Forum: Poser - OFFICIAL


Subject: P5 CPU Test results:

Penguinisto opened this issue on Dec 20, 2004 ยท 42 posts


operaguy posted Wed, 22 December 2004 at 10:24 AM

PC: I have increased my bucket size from 32 to 128 last few days and am getting a full 20% gain on render time. What an idiot i did not try that before.

Mac: I have a super clean G5 Dual 1.8GHz with 2.5G RAM but just the standard 80 gig drive plus one 250G SATA. Will be installing Poser next few days to gain new rendering station and do time trials.

For serious animation workstations...we should all remember that SCSI is still in the picture for either OSX or Win...you just need to throw down the bucks and you can acquire controler cards and a dual drive SCSI subsystem, external, and you can RAID 0 on that. This is very common in the audio world, where high-end PCs and Macs are used for direct-to-HD digital recording of the human voice (AKA singers!).

One interesting way to keep the price down would be to not go for large drives, because you are focused on fast access during render, mostly. Once rendered, final files can be pushed off to a large storage drive. However, the smaller SCSI drives may not have the hardware/buffers/access/drivers as the larger; you might need to buy big drives anyway to get top performance.

I must say I am a little suprised that HD access seems to be so big an issue.
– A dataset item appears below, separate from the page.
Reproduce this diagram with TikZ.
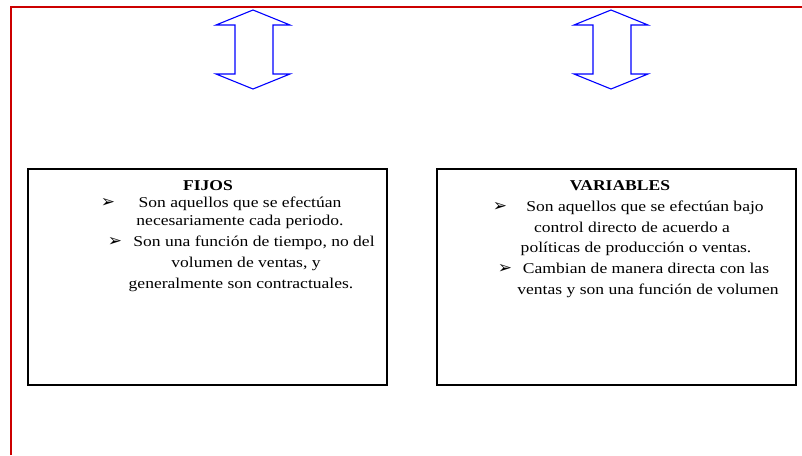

Is it really?

And if so, is it access to Poser and OS resources not loaded into RAM that are critical, or the is it the actual write to the file.

Here's why I bring that up. Last night while sleeping I rendered a 10-second animation. I rendered out to separate image files, 300 frames. The individual frames are large .tif files of 1.4MB apiece, 720x405 at 144DPI. This render required about 5.5 hours. The folder at the end was 350MB in size [ended up with beautiful 17MB Quicktime, Sorenson compression]. Now, during 5 hours, really, how much intensity was focused on writing a 'mere' 350MB to disk, and how much on pure processing between the CPU and RAM. At 128K per write, it is only twelve or so burst writes to disk per frame.

I float this not because I have the answer...I am hoping people with more technical knowlege will respond so I/we can gain perspective on the impact of disk access time on such renders. I tend to think it is much more a question of CPU/RAM power and sympatico.